Correlated Phases in Spin-Orbit-Coupled Rhombohedral Trilayer Graphene

TL;DR

This paper investigates the complex phase diagram of spin-orbit-coupled rhombohedral trilayer graphene, revealing various symmetry-broken states and potential conditions for enhanced superconductivity through theoretical simulations.

Contribution

It provides a detailed theoretical analysis of how spin-orbit coupling and interactions influence phases and superconductivity in rhombohedral trilayer graphene, a topic not extensively explored before.

Findings

Identification of multiple symmetry-broken ground states.

Discovery of phases compatible with zero-momentum Cooper pairing.
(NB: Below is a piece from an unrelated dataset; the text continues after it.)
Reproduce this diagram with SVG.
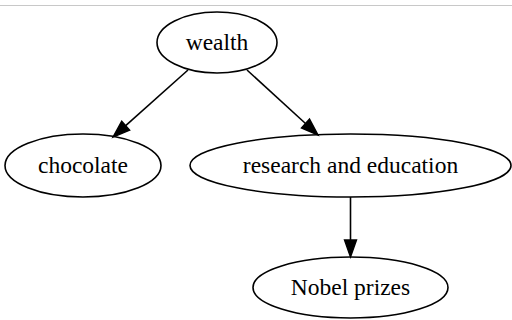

Insights into the role of spin-orbit coupling in enhancing superconductivity.

Abstract

Recent experiments indicate that crystalline graphene multilayers exhibit much of the richness of their twisted counterparts, including cascades of symmetry-broken states and unconventional superconductivity. Interfacing Bernal bilayer graphene with a WSe$_2$ monolayer was shown to dramatically enhance superconductivity -- suggesting that proximity-induced spin-orbit coupling plays a key role in promoting Cooper pairing. Motivated by this observation, we study the phase diagram of spin-orbit-coupled rhombohedral trilayer graphene via self-consistent Hartree-Fock simulations, elucidating the interplay between displacement field effects, long-range Coulomb repulsion, short-range (Hund's) interactions, and substrate-induced Ising spin-orbit coupling. In addition to generalized Stoner ferromagnets, we find various flavors of intervalley coherent ground states distinguished by their transformation properties under electronic time reversal, $\text{C}_3$ rotations, and an effective anti-unitary symmetry. We pay particular attention to broken-symmetry phases that yield Fermi surfaces compatible with zero-momentum Cooper pairing, identifying promising candidate orders that may support spin-orbit-enhanced superconductivity.